Task brief →
Print all of the data exactly.

Collected data →
-------------------------
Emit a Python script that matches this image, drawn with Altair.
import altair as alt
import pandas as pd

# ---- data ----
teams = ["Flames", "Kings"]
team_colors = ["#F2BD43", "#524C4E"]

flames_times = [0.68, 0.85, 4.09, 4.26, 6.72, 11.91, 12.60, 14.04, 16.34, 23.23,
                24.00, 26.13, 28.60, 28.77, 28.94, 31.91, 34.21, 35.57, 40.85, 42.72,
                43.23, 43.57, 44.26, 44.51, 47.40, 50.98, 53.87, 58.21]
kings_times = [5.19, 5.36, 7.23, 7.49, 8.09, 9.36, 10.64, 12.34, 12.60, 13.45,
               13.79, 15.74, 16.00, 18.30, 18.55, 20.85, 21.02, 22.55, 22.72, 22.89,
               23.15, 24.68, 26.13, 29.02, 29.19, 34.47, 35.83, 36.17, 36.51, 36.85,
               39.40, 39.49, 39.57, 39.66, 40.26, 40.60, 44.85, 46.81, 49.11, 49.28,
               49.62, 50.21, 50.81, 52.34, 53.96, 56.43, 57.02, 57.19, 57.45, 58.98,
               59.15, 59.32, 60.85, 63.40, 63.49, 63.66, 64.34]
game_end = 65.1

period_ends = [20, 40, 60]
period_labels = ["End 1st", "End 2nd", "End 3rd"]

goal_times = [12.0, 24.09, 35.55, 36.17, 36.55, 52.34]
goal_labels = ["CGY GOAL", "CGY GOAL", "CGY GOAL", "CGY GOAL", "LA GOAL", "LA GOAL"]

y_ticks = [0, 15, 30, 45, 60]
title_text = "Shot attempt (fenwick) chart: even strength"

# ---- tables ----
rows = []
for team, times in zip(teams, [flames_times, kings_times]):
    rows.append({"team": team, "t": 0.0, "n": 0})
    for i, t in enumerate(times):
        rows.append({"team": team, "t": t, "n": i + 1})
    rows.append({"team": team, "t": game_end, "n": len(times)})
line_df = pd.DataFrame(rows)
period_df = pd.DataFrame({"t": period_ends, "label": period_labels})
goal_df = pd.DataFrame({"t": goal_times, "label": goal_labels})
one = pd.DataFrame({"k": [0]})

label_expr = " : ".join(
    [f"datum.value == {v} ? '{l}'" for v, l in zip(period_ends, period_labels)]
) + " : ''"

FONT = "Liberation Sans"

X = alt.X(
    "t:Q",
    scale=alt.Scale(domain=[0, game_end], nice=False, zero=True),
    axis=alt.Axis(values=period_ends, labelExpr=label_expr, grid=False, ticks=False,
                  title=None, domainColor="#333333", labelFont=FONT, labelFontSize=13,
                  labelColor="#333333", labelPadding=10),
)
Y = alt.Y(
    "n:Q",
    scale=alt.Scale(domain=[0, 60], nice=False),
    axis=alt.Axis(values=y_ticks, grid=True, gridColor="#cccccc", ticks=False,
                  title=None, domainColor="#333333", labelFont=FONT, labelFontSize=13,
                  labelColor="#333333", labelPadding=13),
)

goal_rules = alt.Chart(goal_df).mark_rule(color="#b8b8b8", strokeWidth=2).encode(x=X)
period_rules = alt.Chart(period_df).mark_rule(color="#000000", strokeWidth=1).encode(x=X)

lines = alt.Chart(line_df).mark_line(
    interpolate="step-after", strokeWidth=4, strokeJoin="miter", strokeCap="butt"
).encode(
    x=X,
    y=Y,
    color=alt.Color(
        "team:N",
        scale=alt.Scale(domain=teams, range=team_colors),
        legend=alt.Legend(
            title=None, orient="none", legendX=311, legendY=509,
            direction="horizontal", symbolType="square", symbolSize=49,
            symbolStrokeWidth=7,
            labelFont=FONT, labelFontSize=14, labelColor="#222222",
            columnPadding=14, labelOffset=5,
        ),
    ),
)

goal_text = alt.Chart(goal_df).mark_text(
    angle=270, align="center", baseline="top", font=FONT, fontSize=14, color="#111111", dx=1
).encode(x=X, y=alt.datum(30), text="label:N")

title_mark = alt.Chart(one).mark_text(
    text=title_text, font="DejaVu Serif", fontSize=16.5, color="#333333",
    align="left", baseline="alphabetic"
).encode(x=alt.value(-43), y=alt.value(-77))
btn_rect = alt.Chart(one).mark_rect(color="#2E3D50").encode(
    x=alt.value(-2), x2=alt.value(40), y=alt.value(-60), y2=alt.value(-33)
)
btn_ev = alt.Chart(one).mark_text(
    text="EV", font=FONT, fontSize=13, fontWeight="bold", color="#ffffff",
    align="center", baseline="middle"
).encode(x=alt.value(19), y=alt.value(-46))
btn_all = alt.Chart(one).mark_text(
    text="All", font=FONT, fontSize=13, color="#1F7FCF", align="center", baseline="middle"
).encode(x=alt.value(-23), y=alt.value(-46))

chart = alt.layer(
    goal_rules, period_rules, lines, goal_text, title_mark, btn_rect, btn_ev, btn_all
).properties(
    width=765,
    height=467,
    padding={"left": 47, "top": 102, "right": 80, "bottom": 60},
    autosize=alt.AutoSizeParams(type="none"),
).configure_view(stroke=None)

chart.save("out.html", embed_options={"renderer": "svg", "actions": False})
-------------------------
Exercise answer →
Emit a Python script that matches this image, drawn with Altair.
import altair as alt
import pandas as pd

# ---- data ----
teams = ["Flames", "Kings"]
team_colors = ["#F2BD43", "#524C4E"]

flames_times = [0.68, 0.85, 4.09, 4.26, 6.72, 11.91, 12.60, 14.04, 16.34, 23.23,
                24.00, 26.13, 28.60, 28.77, 28.94, 31.91, 34.21, 35.57, 40.85, 42.72,
                43.23, 43.57, 44.26, 44.51, 47.40, 50.98, 53.87, 58.21]
kings_times = [5.19, 5.36, 7.23, 7.49, 8.09, 9.36, 10.64, 12.34, 12.60, 13.45,
               13.79, 15.74, 16.00, 18.30, 18.55, 20.85, 21.02, 22.55, 22.72, 22.89,
               23.15, 24.68, 26.13, 29.02, 29.19, 34.47, 35.83, 36.17, 36.51, 36.85,
               39.40, 39.49, 39.57, 39.66, 40.26, 40.60, 44.85, 46.81, 49.11, 49.28,
               49.62, 50.21, 50.81, 52.34, 53.96, 56.43, 57.02, 57.19, 57.45, 58.98,
               59.15, 59.32, 60.85, 63.40, 63.49, 63.66, 64.34]
game_end = 65.1

period_ends = [20, 40, 60]
period_labels = ["End 1st", "End 2nd", "End 3rd"]

goal_times = [12.0, 24.09, 35.55, 36.17, 36.55, 52.34]
goal_labels = ["CGY GOAL", "CGY GOAL", "CGY GOAL", "CGY GOAL", "LA GOAL", "LA GOAL"]

y_ticks = [0, 15, 30, 45, 60]
title_text = "Shot attempt (fenwick) chart: even strength"

# ---- tables ----
rows = []
for team, times in zip(teams, [flames_times, kings_times]):
    rows.append({"team": team, "t": 0.0, "n": 0})
    for i, t in enumerate(times):
        rows.append({"team": team, "t": t, "n": i + 1})
    rows.append({"team": team, "t": game_end, "n": len(times)})
line_df = pd.DataFrame(rows)
period_df = pd.DataFrame({"t": period_ends, "label": period_labels})
goal_df = pd.DataFrame({"t": goal_times, "label": goal_labels})
one = pd.DataFrame({"k": [0]})

label_expr = " : ".join(
    [f"datum.value == {v} ? '{l}'" for v, l in zip(period_ends, period_labels)]
) + " : ''"

FONT = "Liberation Sans"

X = alt.X(
    "t:Q",
    scale=alt.Scale(domain=[0, game_end], nice=False, zero=True),
    axis=alt.Axis(values=period_ends, labelExpr=label_expr, grid=False, ticks=False,
                  title=None, domainColor="#333333", labelFont=FONT, labelFontSize=13,
                  labelColor="#333333", labelPadding=10),
)
Y = alt.Y(
    "n:Q",
    scale=alt.Scale(domain=[0, 60], nice=False),
    axis=alt.Axis(values=y_ticks, grid=True, gridColor="#cccccc", ticks=False,
                  title=None, domainColor="#333333", labelFont=FONT, labelFontSize=13,
                  labelColor="#333333", labelPadding=13),
)

goal_rules = alt.Chart(goal_df).mark_rule(color="#b8b8b8", strokeWidth=2).encode(x=X)
period_rules = alt.Chart(period_df).mark_rule(color="#000000", strokeWidth=1).encode(x=X)

lines = alt.Chart(line_df).mark_line(
    interpolate="step-after", strokeWidth=4, strokeJoin="miter", strokeCap="butt"
).encode(
    x=X,
    y=Y,
    color=alt.Color(
        "team:N",
        scale=alt.Scale(domain=teams, range=team_colors),
        legend=alt.Legend(
            title=None, orient="none", legendX=311, legendY=509,
            direction="horizontal", symbolType="square", symbolSize=49,
            symbolStrokeWidth=7,
            labelFont=FONT, labelFontSize=14, labelColor="#222222",
            columnPadding=14, labelOffset=5,
        ),
    ),
)

goal_text = alt.Chart(goal_df).mark_text(
    angle=270, align="center", baseline="top", font=FONT, fontSize=14, color="#111111", dx=1
).encode(x=X, y=alt.datum(30), text="label:N")

title_mark = alt.Chart(one).mark_text(
    text=title_text, font="DejaVu Serif", fontSize=16.5, color="#333333",
    align="left", baseline="alphabetic"
).encode(x=alt.value(-43), y=alt.value(-77))
btn_rect = alt.Chart(one).mark_rect(color="#2E3D50").encode(
    x=alt.value(-2), x2=alt.value(40), y=alt.value(-60), y2=alt.value(-33)
)
btn_ev = alt.Chart(one).mark_text(
    text="EV", font=FONT, fontSize=13, fontWeight="bold", color="#ffffff",
    align="center", baseline="middle"
).encode(x=alt.value(19), y=alt.value(-46))
btn_all = alt.Chart(one).mark_text(
    text="All", font=FONT, fontSize=13, color="#1F7FCF", align="center", baseline="middle"
).encode(x=alt.value(-23), y=alt.value(-46))

chart = alt.layer(
    goal_rules, period_rules, lines, goal_text, title_mark, btn_rect, btn_ev, btn_all
).properties(
    width=765,
    height=467,
    padding={"left": 47, "top": 102, "right": 80, "bottom": 60},
    autosize=alt.AutoSizeParams(type="none"),
).configure_view(stroke=None)

chart.save("out.html", embed_options={"renderer": "svg", "actions": False})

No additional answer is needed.